Your task is to output the listing word for word, with pictures excluded.
+++++
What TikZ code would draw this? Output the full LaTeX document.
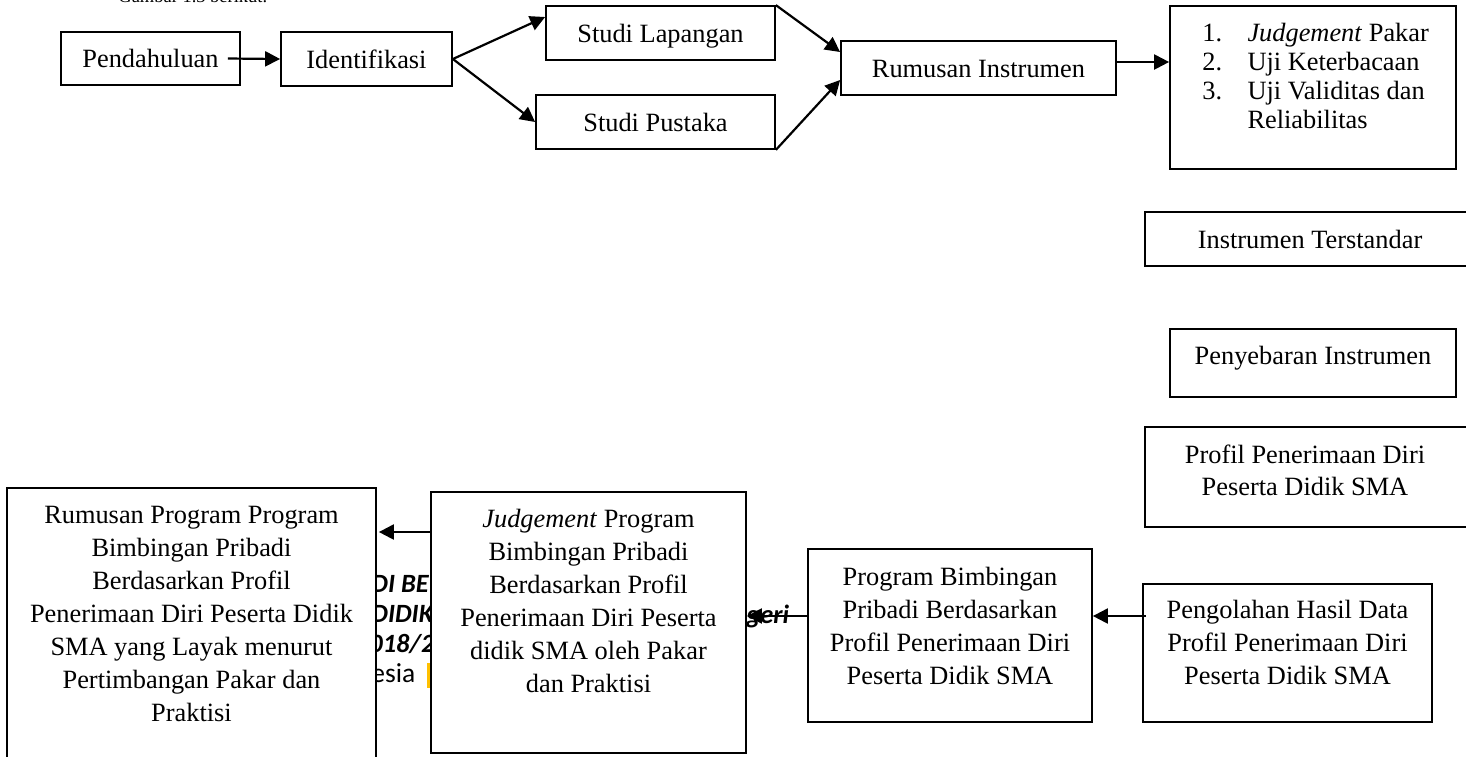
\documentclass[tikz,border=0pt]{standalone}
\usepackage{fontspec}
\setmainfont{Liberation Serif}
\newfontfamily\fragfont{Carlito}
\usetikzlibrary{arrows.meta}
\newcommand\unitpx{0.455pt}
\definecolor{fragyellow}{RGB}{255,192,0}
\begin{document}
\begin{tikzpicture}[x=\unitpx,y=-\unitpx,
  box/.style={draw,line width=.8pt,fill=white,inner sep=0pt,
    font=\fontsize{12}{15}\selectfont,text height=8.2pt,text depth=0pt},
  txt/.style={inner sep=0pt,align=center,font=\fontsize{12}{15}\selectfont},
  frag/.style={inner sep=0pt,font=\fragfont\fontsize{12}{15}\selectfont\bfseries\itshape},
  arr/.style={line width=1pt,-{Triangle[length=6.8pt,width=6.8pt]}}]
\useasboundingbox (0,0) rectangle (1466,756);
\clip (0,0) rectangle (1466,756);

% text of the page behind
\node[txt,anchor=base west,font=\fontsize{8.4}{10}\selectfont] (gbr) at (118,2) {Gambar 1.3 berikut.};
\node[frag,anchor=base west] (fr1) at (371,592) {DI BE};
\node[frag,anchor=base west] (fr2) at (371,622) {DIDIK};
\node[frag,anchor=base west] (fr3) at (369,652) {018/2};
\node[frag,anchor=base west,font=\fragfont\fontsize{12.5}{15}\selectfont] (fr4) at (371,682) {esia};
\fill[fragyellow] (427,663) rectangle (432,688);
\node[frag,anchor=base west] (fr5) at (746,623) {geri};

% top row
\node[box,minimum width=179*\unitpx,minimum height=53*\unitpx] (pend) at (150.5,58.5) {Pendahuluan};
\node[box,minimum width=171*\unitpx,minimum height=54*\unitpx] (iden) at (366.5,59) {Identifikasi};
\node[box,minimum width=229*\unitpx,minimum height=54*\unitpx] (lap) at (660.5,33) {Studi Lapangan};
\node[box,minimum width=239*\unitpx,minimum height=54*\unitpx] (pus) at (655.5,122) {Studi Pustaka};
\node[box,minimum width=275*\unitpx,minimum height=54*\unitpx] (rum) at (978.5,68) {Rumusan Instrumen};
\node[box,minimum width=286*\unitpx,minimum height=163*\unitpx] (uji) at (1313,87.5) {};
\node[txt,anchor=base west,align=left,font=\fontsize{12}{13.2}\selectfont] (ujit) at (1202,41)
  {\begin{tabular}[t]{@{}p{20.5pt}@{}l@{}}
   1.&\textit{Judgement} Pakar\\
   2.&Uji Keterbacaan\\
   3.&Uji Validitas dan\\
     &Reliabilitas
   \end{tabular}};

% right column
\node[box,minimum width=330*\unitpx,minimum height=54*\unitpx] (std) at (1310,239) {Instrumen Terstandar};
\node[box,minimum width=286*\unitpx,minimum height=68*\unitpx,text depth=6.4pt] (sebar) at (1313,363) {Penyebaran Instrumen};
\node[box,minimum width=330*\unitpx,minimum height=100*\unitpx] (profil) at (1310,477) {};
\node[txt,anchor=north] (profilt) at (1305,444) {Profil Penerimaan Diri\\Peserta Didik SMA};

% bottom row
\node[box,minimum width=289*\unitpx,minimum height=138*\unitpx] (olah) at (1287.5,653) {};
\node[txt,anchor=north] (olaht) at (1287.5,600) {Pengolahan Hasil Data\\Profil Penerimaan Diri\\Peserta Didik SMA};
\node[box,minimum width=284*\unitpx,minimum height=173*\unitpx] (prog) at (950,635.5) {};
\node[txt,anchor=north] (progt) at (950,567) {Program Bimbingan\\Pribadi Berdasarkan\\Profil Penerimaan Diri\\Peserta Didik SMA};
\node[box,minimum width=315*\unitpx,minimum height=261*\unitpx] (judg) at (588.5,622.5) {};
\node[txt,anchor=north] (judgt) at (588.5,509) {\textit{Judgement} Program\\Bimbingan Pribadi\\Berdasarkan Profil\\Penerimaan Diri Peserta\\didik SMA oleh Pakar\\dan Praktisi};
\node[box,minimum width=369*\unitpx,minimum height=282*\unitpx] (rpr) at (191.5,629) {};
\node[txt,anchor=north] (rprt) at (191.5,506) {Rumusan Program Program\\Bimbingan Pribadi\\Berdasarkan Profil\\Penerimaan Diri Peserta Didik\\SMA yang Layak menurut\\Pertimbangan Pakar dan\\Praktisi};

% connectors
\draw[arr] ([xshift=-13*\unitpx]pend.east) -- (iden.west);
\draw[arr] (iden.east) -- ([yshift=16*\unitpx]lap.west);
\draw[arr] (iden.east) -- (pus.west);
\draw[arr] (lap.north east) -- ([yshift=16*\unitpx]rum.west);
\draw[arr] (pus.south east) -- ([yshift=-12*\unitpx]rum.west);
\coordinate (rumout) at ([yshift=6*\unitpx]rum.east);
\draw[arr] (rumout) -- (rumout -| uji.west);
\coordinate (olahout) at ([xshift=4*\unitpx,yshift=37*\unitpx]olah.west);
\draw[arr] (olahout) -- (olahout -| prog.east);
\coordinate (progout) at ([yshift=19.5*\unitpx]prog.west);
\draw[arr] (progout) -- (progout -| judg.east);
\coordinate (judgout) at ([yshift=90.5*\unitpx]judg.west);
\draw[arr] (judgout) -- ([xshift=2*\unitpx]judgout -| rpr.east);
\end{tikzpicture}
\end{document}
+++++
RESULT OF THIS TASK.
What TikZ code would draw this? Output the full LaTeX document.
\documentclass[tikz,border=0pt]{standalone}
\usepackage{fontspec}
\setmainfont{Liberation Serif}
\newfontfamily\fragfont{Carlito}
\usetikzlibrary{arrows.meta}
\newcommand\unitpx{0.455pt}
\definecolor{fragyellow}{RGB}{255,192,0}
\begin{document}
\begin{tikzpicture}[x=\unitpx,y=-\unitpx,
  box/.style={draw,line width=.8pt,fill=white,inner sep=0pt,
    font=\fontsize{12}{15}\selectfont,text height=8.2pt,text depth=0pt},
  txt/.style={inner sep=0pt,align=center,font=\fontsize{12}{15}\selectfont},
  frag/.style={inner sep=0pt,font=\fragfont\fontsize{12}{15}\selectfont\bfseries\itshape},
  arr/.style={line width=1pt,-{Triangle[length=6.8pt,width=6.8pt]}}]
\useasboundingbox (0,0) rectangle (1466,756);
\clip (0,0) rectangle (1466,756);

% text of the page behind
\node[txt,anchor=base west,font=\fontsize{8.4}{10}\selectfont] (gbr) at (118,2) {Gambar 1.3 berikut.};
\node[frag,anchor=base west] (fr1) at (371,592) {DI BE};
\node[frag,anchor=base west] (fr2) at (371,622) {DIDIK};
\node[frag,anchor=base west] (fr3) at (369,652) {018/2};
\node[frag,anchor=base west,font=\fragfont\fontsize{12.5}{15}\selectfont] (fr4) at (371,682) {esia};
\fill[fragyellow] (427,663) rectangle (432,688);
\node[frag,anchor=base west] (fr5) at (746,623) {geri};

% top row
\node[box,minimum width=179*\unitpx,minimum height=53*\unitpx] (pend) at (150.5,58.5) {Pendahuluan};
\node[box,minimum width=171*\unitpx,minimum height=54*\unitpx] (iden) at (366.5,59) {Identifikasi};
\node[box,minimum width=229*\unitpx,minimum height=54*\unitpx] (lap) at (660.5,33) {Studi Lapangan};
\node[box,minimum width=239*\unitpx,minimum height=54*\unitpx] (pus) at (655.5,122) {Studi Pustaka};
\node[box,minimum width=275*\unitpx,minimum height=54*\unitpx] (rum) at (978.5,68) {Rumusan Instrumen};
\node[box,minimum width=286*\unitpx,minimum height=163*\unitpx] (uji) at (1313,87.5) {};
\node[txt,anchor=base west,align=left,font=\fontsize{12}{13.2}\selectfont] (ujit) at (1202,41)
  {\begin{tabular}[t]{@{}p{20.5pt}@{}l@{}}
   1.&\textit{Judgement} Pakar\\
   2.&Uji Keterbacaan\\
   3.&Uji Validitas dan\\
     &Reliabilitas
   \end{tabular}};

% right column
\node[box,minimum width=330*\unitpx,minimum height=54*\unitpx] (std) at (1310,239) {Instrumen Terstandar};
\node[box,minimum width=286*\unitpx,minimum height=68*\unitpx,text depth=6.4pt] (sebar) at (1313,363) {Penyebaran Instrumen};
\node[box,minimum width=330*\unitpx,minimum height=100*\unitpx] (profil) at (1310,477) {};
\node[txt,anchor=north] (profilt) at (1305,444) {Profil Penerimaan Diri\\Peserta Didik SMA};

% bottom row
\node[box,minimum width=289*\unitpx,minimum height=138*\unitpx] (olah) at (1287.5,653) {};
\node[txt,anchor=north] (olaht) at (1287.5,600) {Pengolahan Hasil Data\\Profil Penerimaan Diri\\Peserta Didik SMA};
\node[box,minimum width=284*\unitpx,minimum height=173*\unitpx] (prog) at (950,635.5) {};
\node[txt,anchor=north] (progt) at (950,567) {Program Bimbingan\\Pribadi Berdasarkan\\Profil Penerimaan Diri\\Peserta Didik SMA};
\node[box,minimum width=315*\unitpx,minimum height=261*\unitpx] (judg) at (588.5,622.5) {};
\node[txt,anchor=north] (judgt) at (588.5,509) {\textit{Judgement} Program\\Bimbingan Pribadi\\Berdasarkan Profil\\Penerimaan Diri Peserta\\didik SMA oleh Pakar\\dan Praktisi};
\node[box,minimum width=369*\unitpx,minimum height=282*\unitpx] (rpr) at (191.5,629) {};
\node[txt,anchor=north] (rprt) at (191.5,506) {Rumusan Program Program\\Bimbingan Pribadi\\Berdasarkan Profil\\Penerimaan Diri Peserta Didik\\SMA yang Layak menurut\\Pertimbangan Pakar dan\\Praktisi};

% connectors
\draw[arr] ([xshift=-13*\unitpx]pend.east) -- (iden.west);
\draw[arr] (iden.east) -- ([yshift=16*\unitpx]lap.west);
\draw[arr] (iden.east) -- (pus.west);
\draw[arr] (lap.north east) -- ([yshift=16*\unitpx]rum.west);
\draw[arr] (pus.south east) -- ([yshift=-12*\unitpx]rum.west);
\coordinate (rumout) at ([yshift=6*\unitpx]rum.east);
\draw[arr] (rumout) -- (rumout -| uji.west);
\coordinate (olahout) at ([xshift=4*\unitpx,yshift=37*\unitpx]olah.west);
\draw[arr] (olahout) -- (olahout -| prog.east);
\coordinate (progout) at ([yshift=19.5*\unitpx]prog.west);
\draw[arr] (progout) -- (progout -| judg.east);
\coordinate (judgout) at ([yshift=90.5*\unitpx]judg.west);
\draw[arr] (judgout) -- ([xshift=2*\unitpx]judgout -| rpr.east);
\end{tikzpicture}
\end{document}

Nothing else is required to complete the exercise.